On Feb. 19, the Department of Administration held public hearings on changes to the classified and unclassified service classifications and pay plans designed to authorize 14 positions at RIDOT.
The Rhode Island Department of Transportation (RIDOT) announced the latest step in the largest reorganization in its history that will position the department to effectively and efficiently manage and deliver transportation projects on time, on budget and with the highest quality.
On Feb. 19, the Department of Administration held public hearings on changes to the classified and unclassified service classifications and pay plans designed to authorize 14 positions at RIDOT. This is being done within RIDOT's employment level cap and budgeting has already been allocated for them. Actual hiring of new personnel cannot proceed without this public hearing process.
“While we've worked hard to support the improvement of our roads and bridges, a primary focus of the new administration also has been to move quickly to get our house in order and put the department in the best position for success,” Peter Alviti Jr., RIDOT director said. “A project management approach — an industry standard in all manner of construction — will ensure that the taxpayers' dollars are protected as we build a world-class transportation system and a stronger Rhode Island.”
RIDOT's approach follows a philosophy of “plan your work, work your plan” and includes distinct divisions for the planning and implementation of projects. This allows both units to focus on divisional objectives while still contributing toward the department's overall goal of renewing Rhode Island's infrastructure and supporting economic growth.
The centerpiece of RIDOT's reorganization is the new division of project management.

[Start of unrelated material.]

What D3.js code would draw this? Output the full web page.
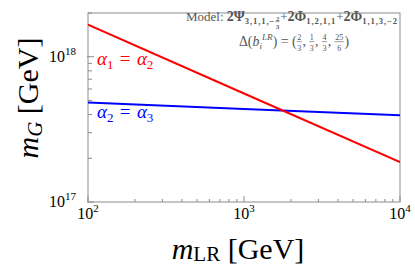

This division is charged with oversight and management of all projects from initial design through final completion. Project managers at RIDOT will closely monitor schedules, coordinate permits and regulatory requirements, and ensure that projects are completed on time, on budget and at the highest quality. The hearing includes four classifications of positions for project management, one administrator, one manager and two levels of project managers. RIDOT intends to seek approximately 20 individuals for those jobs in the coming year.
Other new classes of positions to be created, or include a change in title, are as follows:
• administrator, division of planning*
• chief operating officer*
• legislative director*
• administrator, stormwater management
• administrator, office of transit, new starts, operations and transportation alternatives
• chief safety officer
• manager, construction management
• manager, in-house design engineering
• administrator, civil rights programs
• manager, materials and quality assurance
* these positions are considered unclassified
The process follows the creation of three other unclassified positions last fall — chief of staff, director of communications and policy director.
RIDOT also is announcing the hiring of Celia J. Blue as its new chief of staff. Blue has implemented performance measures and accountability metrics at MassDOT. Recruitment is under way for the other two positions.
Another major focus of RIDOT's reorganization is the abolishment of 40 funded administrative positions — including a deputy chief engineer, a building specialist, a photographer and other management positions — and transferring them to the new maintenance and operation division. Responsible for day-to-day work such as filling potholes, plowing snow, sweeping roads, cutting grass and repairing traffic signals and street lights, the number of on-the-ground workers has declined significantly over the years. These additional positions represent 1 out of every 19 employees at RIDOT, a 20 percent increase in staffing and a down payment toward improving maintenance for Rhode Island's roads and bridges.
“Preventative maintenance is critical in keeping our roads and bridges in good condition and extending their service life,” Alviti said. “It's common sense. If we keep doing what we've always done in our maintenance division, we'll get what we have now — a division that lacks the tools and personnel to do its job.”
To go along with the new emphasis on project management, RIDOT also is implementing an asset management process throughout the department. This involves developing a comprehensive infrastructure inventory, tracking each piece to assure it is properly maintained, reducing the need for costly rehabilitation and reconstruction projects.
“Using a project management approach with a strong asset management plan in place will streamline RIDOT, get us back to basics and transition the department into one that is keenly focused on planning and delivering road and bridge projects,” Alviti said.